# WHAT YOU WILL DO
Begin at the first line of the data and copy each line through the one containing "from matplotlib.lines import Line2D", that line included, with no pictures.

# RECORDED INFORMATION
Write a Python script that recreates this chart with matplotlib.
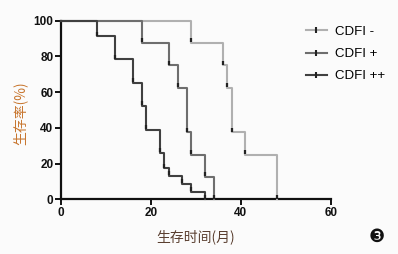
import matplotlib
matplotlib.use("Agg")
import matplotlib.pyplot as plt
from matplotlib.lines import Line2D

# Data (Kaplan-Meier steps)
groups = ["CDFI -", "CDFI +", "CDFI ++"]
t_neg = [0, 29, 36, 37, 38, 41, 48]
s_neg = [100, 87.5, 75, 62.5, 37.5, 25, 0]
t_pos = [0, 18, 24, 26, 28, 29, 32, 34]
s_pos = [100, 87.5, 75, 62.5, 37.5, 25, 12.5, 0]
t_pp = [0, 8, 12, 16, 18, 19, 22, 23, 24, 27, 29, 32]
s_pp = [100, 91.3, 78.3, 65.2, 52.2, 39.1, 26.1, 17.4, 13.0, 8.7, 4.3, 0]

xticks = [0, 20, 40, 60]
yticks = [0, 20, 40, 60, 80, 100]

colors = ["#b0b0b0", "#6e6e6e", "#404040"]

plt.rcParams['font.family'] = ['Liberation Sans', 'DejaVu Sans']
fig = plt.figure(figsize=(3.98, 2.54), dpi=100)
fig.patch.set_facecolor("#fbfbfb")
ax = fig.add_axes([0.153, 0.215, 0.678, 0.7035])
ax.set_facecolor("#fbfbfb")

series = [(t_neg, s_neg), (t_pos, s_pos), (t_pp, s_pp)]
for (t, s), c, lab in zip(series, colors, groups):
    ax.step(t, s, where="post", color=c, lw=1.5, zorder=3, clip_on=False)
    # tick marks at step corners
    ax.plot(t[1:-1], [v + 1.5 for v in s[1:-1]], linestyle="none", marker="|",
            markersize=3.5, markeredgewidth=1.6, color="#222222", zorder=4, clip_on=False)
    ax.plot([t[-1]], [1.5], linestyle="none", marker="|", markersize=3.5,
            markeredgewidth=1.6, color="#222222", zorder=4, clip_on=False)

ax.set_xlim(0, 60)
ax.set_ylim(0, 100)
ax.set_xticks(xticks)
ax.set_yticks(yticks)
for sp in ["top", "right"]:
    ax.spines[sp].set_visible(False)
for sp in ["left", "bottom"]:
    ax.spines[sp].set_linewidth(1.6)
    ax.spines[sp].set_color("#111111")
ax.tick_params(direction="out", length=4, width=1.4, colors="#111111", pad=1.5)
for lbl in ax.get_xticklabels() + ax.get_yticklabels():
    lbl.set_fontsize(8.5)
    lbl.set_fontweight("bold")

handles = [Line2D([0], [0], color=c, lw=1.5, marker="|", markersize=4,
                  markeredgewidth=1.5, markeredgecolor="#222222") for c in colors]
leg = fig.legend(handles, groups, loc="upper left", bbox_to_anchor=(0.738, 0.945),
                 frameon=False, fontsize=9.5, handlelength=1.6, handletextpad=0.6,
                 labelspacing=0.75)

fig.text(0.05, 0.555, "生存率(%)", rotation=90, ha="center", va="center",
         fontsize=10, color="#c8762f", family=['Noto Sans CJK SC', 'DejaVu Sans'])
fig.text(0.492, 0.067, "生存时间(月)", ha="center", va="center",
         fontsize=10, color="#5a3f30", family=['Noto Sans CJK SC', 'DejaVu Sans'])
fig.text(0.947, 0.067, "❸", ha="center", va="center", fontsize=13,
         color="#111111", family=['DejaVu Sans'])

fig.savefig("out.png", dpi=100, facecolor=fig.get_facecolor())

# OUTPUT FOR THIS EXERCISE
Write a Python script that recreates this chart with matplotlib.
import matplotlib
matplotlib.use("Agg")
import matplotlib.pyplot as plt
from matplotlib.lines import Line2D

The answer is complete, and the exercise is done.